** TASK DIRECTIONS **
Restate the whole listing word for word. Pictures are left out.

--

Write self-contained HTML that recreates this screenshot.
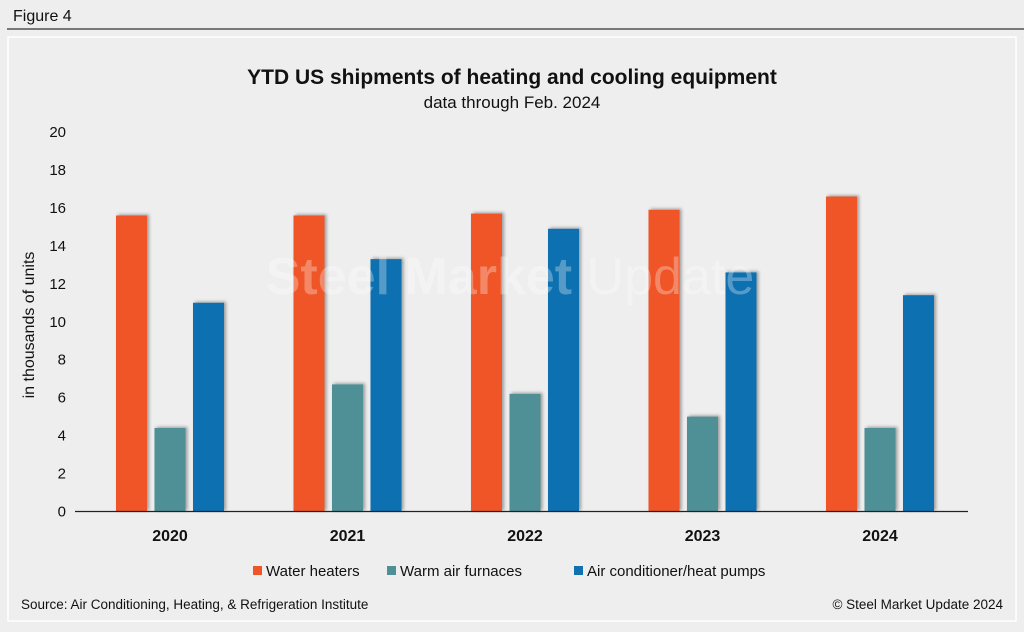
<!DOCTYPE html>
<html><head><meta charset="utf-8"><style>
body{margin:0;background:#eeeeee;font-family:"Liberation Sans",Arial,sans-serif;}
svg{display:block}
</style></head><body>
<svg width="1024" height="632" xmlns="http://www.w3.org/2000/svg">
<defs><filter id="sh" x="-20%" y="-5%" width="150%" height="110%"><feDropShadow dx="2" dy="-1" stdDeviation="1.5" flood-color="#000" flood-opacity="0.35"/></filter></defs>
<rect width="1024" height="632" fill="#eeeeee"/>
<text x="13" y="21" font-size="16" fill="#111">Figure 4</text>
<line x1="7" y1="29" x2="1024" y2="29" stroke="#333" stroke-width="1.2"/>
<rect x="8" y="37" width="1008" height="584" fill="#eeeeee" stroke="#ffffff" stroke-width="1.5"/>
<text x="512" y="84" text-anchor="middle" font-size="21" font-weight="bold" fill="#111">YTD US shipments of heating and cooling equipment</text>
<text x="512" y="108" text-anchor="middle" font-size="17" fill="#111">data through Feb. 2024</text>
<g id="yaxis"></g>
<g id="bars"></g>
<text x="510" y="294" text-anchor="middle" font-size="52" fill="#ffffff" opacity="0.3"><tspan font-weight="bold">Steel Market</tspan> Update</text>
<line x1="75" y1="511.5" x2="968" y2="511.5" stroke="#222" stroke-width="1.2"/>
<text transform="translate(34,325) rotate(-90)" text-anchor="middle" font-size="16" fill="#111">in thousands of units</text>
<g>
<rect x="253" y="566" width="9" height="9" fill="#ef5528"/>
<text x="266" y="576" font-size="15" fill="#111">Water heaters</text>
<rect x="387" y="566" width="9" height="9" fill="#4f9096"/>
<text x="400" y="576" font-size="15" fill="#111">Warm air furnaces</text>
<rect x="574" y="566" width="9" height="9" fill="#1070b0"/>
<text x="587" y="576" font-size="15" fill="#111">Air conditioner/heat pumps</text>
</g>
<text x="21" y="609" font-size="13.5" fill="#111">Source: Air Conditioning, Heating, &amp; Refrigeration Institute</text>
<text x="1003" y="609" text-anchor="end" font-size="13.5" fill="#111">© Steel Market Update 2024</text>
</svg>
<script>
const categories=["2020","2021","2022","2023","2024"];
const waterHeaters=[15.6,15.6,15.7,15.9,16.6];
const furnaces=[4.4,6.7,6.2,5.0,4.4];
const acHeatPumps=[11.0,13.3,14.9,12.6,11.4];
const yTicks=[0,2,4,6,8,10,12,14,16,18,20];
const NS="http://www.w3.org/2000/svg";
const y0=511.5,pxPer=18.975;
function yS(v){return y0-v*pxPer;}
function xC(i){return 170+i*177.5;}
const ya=document.getElementById('yaxis');
yTicks.forEach(t=>{
 const tx=document.createElementNS(NS,'text');
 tx.setAttribute('x',66);tx.setAttribute('y',yS(t)+5);
 tx.setAttribute('text-anchor','end');tx.setAttribute('font-size','15');tx.setAttribute('fill','#111');
 tx.textContent=t;
 
 
 ya.appendChild(tx);
});
const series=[[waterHeaters,'#ef5528','water-heaters'],[furnaces,'#4f9096','furnaces'],[acHeatPumps,'#1070b0','ac-heat-pumps']];
const g=document.getElementById('bars');
categories.forEach((c,i)=>{
 series.forEach((s,k)=>{
  const v=s[0][i];
  const r=document.createElementNS(NS,'rect');
  const x=xC(i)-54+k*38.5;
  r.setAttribute('x',x);r.setAttribute('y',yS(v));
  r.setAttribute('width',31);r.setAttribute('height',v*pxPer);
  r.setAttribute('fill',s[1]);r.setAttribute('filter','url(#sh)');
  
  
  g.appendChild(r);
 });
 const t=document.createElementNS(NS,'text');
 t.setAttribute('x',xC(i));t.setAttribute('y',541);
 t.setAttribute('text-anchor','middle');t.setAttribute('font-size','16');t.setAttribute('font-weight','bold');t.setAttribute('fill','#111');
 t.textContent=c;
 
 
 g.appendChild(t);
});
</script>
</body></html>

--

** RESPONSE BELOW **
Write self-contained HTML that recreates this screenshot.
<!DOCTYPE html>
<html><head><meta charset="utf-8"><style>
body{margin:0;background:#eeeeee;font-family:"Liberation Sans",Arial,sans-serif;}
svg{display:block}
</style></head><body>
<svg width="1024" height="632" xmlns="http://www.w3.org/2000/svg">
<defs><filter id="sh" x="-20%" y="-5%" width="150%" height="110%"><feDropShadow dx="2" dy="-1" stdDeviation="1.5" flood-color="#000" flood-opacity="0.35"/></filter></defs>
<rect width="1024" height="632" fill="#eeeeee"/>
<text x="13" y="21" font-size="16" fill="#111">Figure 4</text>
<line x1="7" y1="29" x2="1024" y2="29" stroke="#333" stroke-width="1.2"/>
<rect x="8" y="37" width="1008" height="584" fill="#eeeeee" stroke="#ffffff" stroke-width="1.5"/>
<text x="512" y="84" text-anchor="middle" font-size="21" font-weight="bold" fill="#111">YTD US shipments of heating and cooling equipment</text>
<text x="512" y="108" text-anchor="middle" font-size="17" fill="#111">data through Feb. 2024</text>
<g id="yaxis"></g>
<g id="bars"></g>
<text x="510" y="294" text-anchor="middle" font-size="52" fill="#ffffff" opacity="0.3"><tspan font-weight="bold">Steel Market</tspan> Update</text>
<line x1="75" y1="511.5" x2="968" y2="511.5" stroke="#222" stroke-width="1.2"/>
<text transform="translate(34,325) rotate(-90)" text-anchor="middle" font-size="16" fill="#111">in thousands of units</text>
<g>
<rect x="253" y="566" width="9" height="9" fill="#ef5528"/>
<text x="266" y="576" font-size="15" fill="#111">Water heaters</text>
<rect x="387" y="566" width="9" height="9" fill="#4f9096"/>
<text x="400" y="576" font-size="15" fill="#111">Warm air furnaces</text>
<rect x="574" y="566" width="9" height="9" fill="#1070b0"/>
<text x="587" y="576" font-size="15" fill="#111">Air conditioner/heat pumps</text>
</g>
<text x="21" y="609" font-size="13.5" fill="#111">Source: Air Conditioning, Heating, &amp; Refrigeration Institute</text>
<text x="1003" y="609" text-anchor="end" font-size="13.5" fill="#111">© Steel Market Update 2024</text>
</svg>
<script>
const categories=["2020","2021","2022","2023","2024"];
const waterHeaters=[15.6,15.6,15.7,15.9,16.6];
const furnaces=[4.4,6.7,6.2,5.0,4.4];
const acHeatPumps=[11.0,13.3,14.9,12.6,11.4];
const yTicks=[0,2,4,6,8,10,12,14,16,18,20];
const NS="http://www.w3.org/2000/svg";
const y0=511.5,pxPer=18.975;
function yS(v){return y0-v*pxPer;}
function xC(i){return 170+i*177.5;}
const ya=document.getElementById('yaxis');
yTicks.forEach(t=>{
 const tx=document.createElementNS(NS,'text');
 tx.setAttribute('x',66);tx.setAttribute('y',yS(t)+5);
 tx.setAttribute('text-anchor','end');tx.setAttribute('font-size','15');tx.setAttribute('fill','#111');
 tx.textContent=t;
 
 
 ya.appendChild(tx);
});
const series=[[waterHeaters,'#ef5528','water-heaters'],[furnaces,'#4f9096','furnaces'],[acHeatPumps,'#1070b0','ac-heat-pumps']];
const g=document.getElementById('bars');
categories.forEach((c,i)=>{
 series.forEach((s,k)=>{
  const v=s[0][i];
  const r=document.createElementNS(NS,'rect');
  const x=xC(i)-54+k*38.5;
  r.setAttribute('x',x);r.setAttribute('y',yS(v));
  r.setAttribute('width',31);r.setAttribute('height',v*pxPer);
  r.setAttribute('fill',s[1]);r.setAttribute('filter','url(#sh)');
  
  
  g.appendChild(r);
 });
 const t=document.createElementNS(NS,'text');
 t.setAttribute('x',xC(i));t.setAttribute('y',541);
 t.setAttribute('text-anchor','middle');t.setAttribute('font-size','16');t.setAttribute('font-weight','bold');t.setAttribute('fill','#111');
 t.textContent=c;
 
 
 g.appendChild(t);
});
</script>
</body></html>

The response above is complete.